Attorney General Jeff Sessions ordered DOJ prosecutors to ask FBI agents about evidence they found in the Uranium One Investigation. (Dec 21st, 2017)

The true Uranium One story was always about Kazakhstan uranium assets.

 

Bill Clinton met Canadian investor Frank Giustra in June 2005, during a fund-raiser at Mr. Giustra’s Vancouver home.

 

Frank Giustra owned UrAsia, a small, newly formed, uranium company that was seeking to purchase lucrative uranium reserves in Kazakhstan.

 

Kazakhstan has about 1/5 of the world’s uranium reserves.

 

Clinton & Giustra had a private meeting with Kazakhstan President Nazarbayev on September 6, 2005.

 

UrAsia (Giustra’s company) signed 2 memorandums of understanding with Kazatomprom (Kazakhstan National Atomic Company) to become partners in 3 uranium mines on September 8, 2005, two days after Clinton’s visit.

 

Frank Giustra donated a total of $145 million to the Clinton Foundation.

 

The donations appeared to be directly tied to the series of transactions involving UrAsia, Kazatomprom, Uranium One & ultimately, Rosatom (Russia’s Nuclear Agency)

 

$31.3 million came directly after the closing of the UrAsia/Kazatomprom transaction in early 2006.

 

Giustra pledged another $100 million in June 2007, after the closing of Uranium One’s acquisition of Giustra’s company, UrAsia.

 

Another $2.3 million was paid to the Clinton Foundation by Ian Telfer, the Chairman of Uranium One.

 

Between $1.3 million & $5.6 million in contributions came from multiple people with ties to Uranium One / UrAsia.

 

In October 2010, the Committee on Foreign Investment approved the sale of Uranium One to Rosatom, the Russian State Nuclear Agency.

 

Clinton & Giustra had a private meeting with Kazakhstan President Nazarbayev on September 6, 2005.

 

Clinton publicly praised President Nazarbayev at a dinner, conferring respectability on a regime with a shaky human rights record.

 

Giustra discussed interest in acquiring Kazakhstan uranium assets with President Nazarbayev during the visit.

 

UrAsia paid $450 million to Kazatomprom to enter into the partnership.

 

The agreement transformed UrAsia from a small unknown shell company into one of the world’s largest uranium producers overnight.

 

4 months later, Giustra made the $31.3 million donation to the Clinton Foundation.

 

Clinton Foundation officials suggested that the $31.3 million contribution listed on its tax return did not come from a single donor.
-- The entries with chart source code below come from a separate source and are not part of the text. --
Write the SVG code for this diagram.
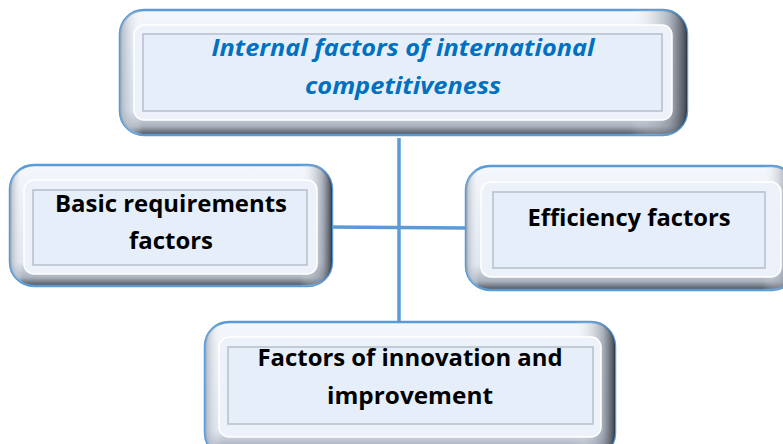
<svg xmlns="http://www.w3.org/2000/svg" width="783" height="444" viewBox="0 0 783 444">
<defs>
<linearGradient id="gv" x1="0" y1="0" x2="0" y2="1">
<stop offset="0" stop-color="#f4f7fc"/>
<stop offset="0.8" stop-color="#dfe5ee"/>
<stop offset="0.93" stop-color="#a9b1bd"/>
<stop offset="1" stop-color="#4a505a"/>
</linearGradient>
<linearGradient id="gh" x1="0" y1="0" x2="1" y2="0">
<stop offset="0" stop-color="#ffffff" stop-opacity="0"/>
<stop offset="0.9" stop-color="#ffffff" stop-opacity="0"/>
<stop offset="0.97" stop-color="#7d8592" stop-opacity="0.6"/>
<stop offset="1" stop-color="#2b3038" stop-opacity="0.9"/>
</linearGradient>
<linearGradient id="gl" x1="0" y1="0" x2="1" y2="0">
<stop offset="0" stop-color="#9aa6b6" stop-opacity="0.8"/>
<stop offset="0.04" stop-color="#ffffff" stop-opacity="0"/>
<stop offset="1" stop-color="#ffffff" stop-opacity="0"/>
</linearGradient>
</defs>
<style>
.outer{stroke:#5b9bd5;stroke-width:2.5}
.mid{fill:#edf2fa;stroke:#ffffff;stroke-width:1.5}
.inner{fill:#e6eefa;stroke:#b5bfcc;stroke-width:1.5}
.conn{stroke:#5b9bd5;stroke-width:3.5;fill:none}
.t{font-family:"Open Sans","Liberation Sans",sans-serif;font-weight:bold;text-anchor:middle;fill:#000}
.ti{font-family:"Open Sans","Liberation Sans",sans-serif;font-weight:bold;font-style:italic;text-anchor:middle;fill:#0070c0}
</style>
<g id="connectors">
<line class="conn" x1="399" y1="138" x2="399" y2="323"/>
<line class="conn" x1="326" y1="227" x2="467" y2="228"/>
</g>
<g id="top">
<rect class="outer" x="120" y="10" width="567" height="125" rx="24" fill="url(#gv)"/>
<rect x="120" y="10" width="567" height="125" rx="24" fill="url(#gh)"/>
<rect x="120" y="10" width="567" height="125" rx="24" fill="url(#gl)"/>
<rect class="mid" x="134" y="25" width="538" height="95" rx="10"/>
<rect class="inner" x="143" y="34" width="519" height="77"/>
<text class="ti" x="403" y="56" font-size="24" textLength="383" lengthAdjust="spacingAndGlyphs">Internal factors of international</text>
<text class="ti" x="403" y="94" font-size="24" textLength="196" lengthAdjust="spacingAndGlyphs">competitiveness</text>
</g>
<g id="basic">
<rect class="outer" x="10" y="165" width="322" height="121" rx="24" fill="url(#gv)"/>
<rect x="10" y="165" width="322" height="121" rx="24" fill="url(#gh)"/>
<rect x="10" y="165" width="322" height="121" rx="24" fill="url(#gl)"/>
<rect class="mid" x="24" y="180" width="293" height="94" rx="10"/>
<rect class="inner" x="33" y="190" width="274" height="75"/>
<text class="t" x="171" y="212" font-size="23" textLength="232" lengthAdjust="spacingAndGlyphs">Basic requirements</text>
<text class="t" x="171" y="249" font-size="23" textLength="84" lengthAdjust="spacingAndGlyphs">factors</text>
</g>
<g id="efficiency">
<rect class="outer" x="466" y="166" width="330" height="124" rx="24" fill="url(#gv)"/>
<rect x="466" y="166" width="330" height="124" rx="24" fill="url(#gh)"/>
<rect x="466" y="166" width="330" height="124" rx="24" fill="url(#gl)"/>
<rect class="mid" x="481" y="182" width="300" height="95" rx="10"/>
<rect class="inner" x="493" y="192" width="272" height="76"/>
<text class="t" x="629" y="226" font-size="23" textLength="203" lengthAdjust="spacingAndGlyphs">Efficiency factors</text>
</g>
<g id="innovation">
<rect class="outer" x="205" y="322" width="410" height="135" rx="24" fill="url(#gv)"/>
<rect x="205" y="322" width="410" height="135" rx="24" fill="url(#gh)"/>
<rect x="205" y="322" width="410" height="135" rx="24" fill="url(#gl)"/>
<rect class="mid" x="219" y="337" width="382" height="100" rx="10"/>
<rect class="inner" x="228" y="347" width="365" height="77"/>
<text class="t" x="410" y="366" font-size="23" textLength="305" lengthAdjust="spacingAndGlyphs">Factors of innovation and</text>
<text class="t" x="410" y="404" font-size="23" textLength="166" lengthAdjust="spacingAndGlyphs">improvement</text>
</g>
</svg>
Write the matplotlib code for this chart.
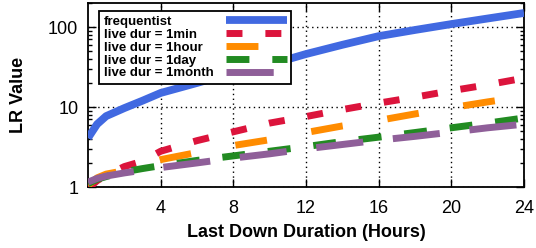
import matplotlib
matplotlib.use("Agg")
import matplotlib.pyplot as plt
from matplotlib.ticker import LogLocator, NullFormatter, FixedLocator

plt.rcParams['font.family'] = ['Liberation Sans', 'DejaVu Sans']

hours = [0, 0.5, 1, 2, 3, 4, 6, 8, 10, 12, 14, 16, 18, 20, 22, 24]
frequentist = [4.1, 6.1, 7.7, 9.7, 12, 15, 20, 27, 34, 46, 60, 77, 92, 109, 128, 150]
live_1min = [0.95, 1.2, 1.4, 1.8, 2.1, 2.8, 3.8, 4.9, 6.3, 7.6, 9.3, 11.2, 13.3, 16, 19, 23]
live_1hour = [1.05, 1.3, 1.45, 1.6, 1.9, 2.2, 2.7, 3.3, 3.9, 4.8, 5.8, 6.8, 8.2, 9.8, 11.6, 13.5]
live_1day = [1.1, 1.25, 1.35, 1.55, 1.7, 1.85, 2.15, 2.45, 2.8, 3.2, 3.7, 4.2, 4.8, 5.5, 6.3, 7.3]
live_1month = [1.15, 1.28, 1.37, 1.5, 1.62, 1.75, 2.0, 2.3, 2.6, 3.0, 3.4, 3.85, 4.3, 4.85, 5.5, 6.1]

labels = ["frequentist", "live dur = 1min", "live dur = 1hour", "live dur = 1day", "live dur = 1month"]
xticks = [4, 8, 12, 16, 20, 24]
yticks = [1, 10, 100]
ytick_labels = ["1", "10", "100"]

fig = plt.figure(figsize=(5.36, 2.48), dpi=100)
ax = fig.add_axes([88/536, 1-187/248, (524-88)/536, (187-3)/248])

lw = 5.0
ax.plot(hours, frequentist, color="#4169e1", lw=5.6, solid_capstyle="butt", label=labels[0], zorder=3)
l1, = ax.plot(hours, live_1min, color="#dc143c", lw=lw, dash_capstyle="butt", label=labels[1], zorder=3)
l1.set_dashes((2.3, 3.3))
l2, = ax.plot(hours, live_1hour, color="#ff8c00", lw=lw, dash_capstyle="butt", label=labels[2], zorder=3)
l2.set_dashes((4.6, 6.5))
l3, = ax.plot(hours, live_1day, color="#228b22", lw=lw, dash_capstyle="butt", label=labels[3], zorder=3)
l3.set_dashes((3.3, 3.3))
l4, = ax.plot(hours, live_1month, color="#8f5f99", lw=lw, dash_capstyle="butt", label=labels[4], zorder=3)
l4.set_dashes((6.8, 4.3))

ax.set_yscale("log")
ax.set_xlim(0, 24)
ax.set_ylim(1, 200)
ax.xaxis.set_major_locator(FixedLocator(xticks))
ax.set_xticklabels([str(t) for t in xticks])
ax.yaxis.set_major_locator(FixedLocator(yticks))
ax.set_yticklabels(ytick_labels)
ax.yaxis.set_minor_locator(LogLocator(base=10, subs=range(2, 10)))
ax.yaxis.set_minor_formatter(NullFormatter())

ax.tick_params(which="both", direction="in", top=True, right=True, labelsize=13, width=1)
ax.tick_params(axis="x", pad=9.5)
ax.tick_params(axis="y", pad=7)
ax.tick_params(which="major", length=6)
ax.tick_params(which="minor", length=3)
ax.grid(True, which="major", color="black", linestyle=(0, (1, 2.5)), linewidth=1)
for s in ax.spines.values():
    s.set_linewidth(1.3)

ax.set_xlabel("Last Down Duration (Hours)", fontsize=13, fontweight="bold")
ax.set_ylabel("LR Value", fontsize=13, fontweight="bold")
ax.xaxis.set_label_coords(0.5, (187-224)/184)
ax.yaxis.set_label_coords((27-88)/436, 0.5)

leg = ax.legend(loc="upper left", bbox_to_anchor=(11/436, 1-8/184), borderaxespad=0,
                markerfirst=False, prop={"weight": "bold", "size": 9.5},
                handlelength=4.6, handletextpad=0.5, labelspacing=0.05,
                borderpad=0.35, fancybox=False, framealpha=1, edgecolor="black")
leg.get_frame().set_linewidth(1.3)
# left-align the texts while keeping the handles right-aligned
for col in leg._legend_handle_box.get_children():
    for item in col.get_children():
        item.width = 183
        item.mode = "expand"

fig.savefig("out.png", dpi=100)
They then said it came from a single source, but declined to identify it.

 

In September 2006, Giustra co-hosted Bill Clinton’s 60th birthday, an event that raised $21 million for the Clinton Foundation.

 

In 2007, Uranium One, a South African mining company, agreed to buy UrAsia for a staggering $3.1 BILLION.

 

Uranium One paid $7.05 per share for Giustra’s UrAsia.

 

In February 2007, the head of Kazatomprom, Moukhtar Dzhakishev, traveled to the United States to meet with Bill Clinton & Frank Giustra at Clinton’s home. Mr. Dzhakishev said “He wanted to discuss Kazakhstan’s intention [not publicly known at the time] to buy a 10 percent stake in Westinghouse”, a United States supplier of nuclear technology.

 

Clinton & Giustra denied that any such meeting occurred arranging for Kazakh officials to meet with Clinton.

 

After The Times told them that others said a meeting, in Mr. Clinton’s home, had in fact taken place, both men acknowledged it.

 

“You are correct that I asked the president to meet with the head of Kazatomprom,” Giustra said.

 

“Dzhakishev asked me in February 2007 to set up a meeting with former President Clinton to discuss the future of the nuclear energy industry.”

 

Clinton’s spokesman issued what he called a “correction,” saying: “Giustra told our office that in February 2007, he brought Dzhakishev from Kazatomprom to meet with President Clinton to discuss the future of nuclear energy.”

 

Dzhakishev would later be arrested, in May 2009, for arranging corrupt uranium transactions with foreign companies.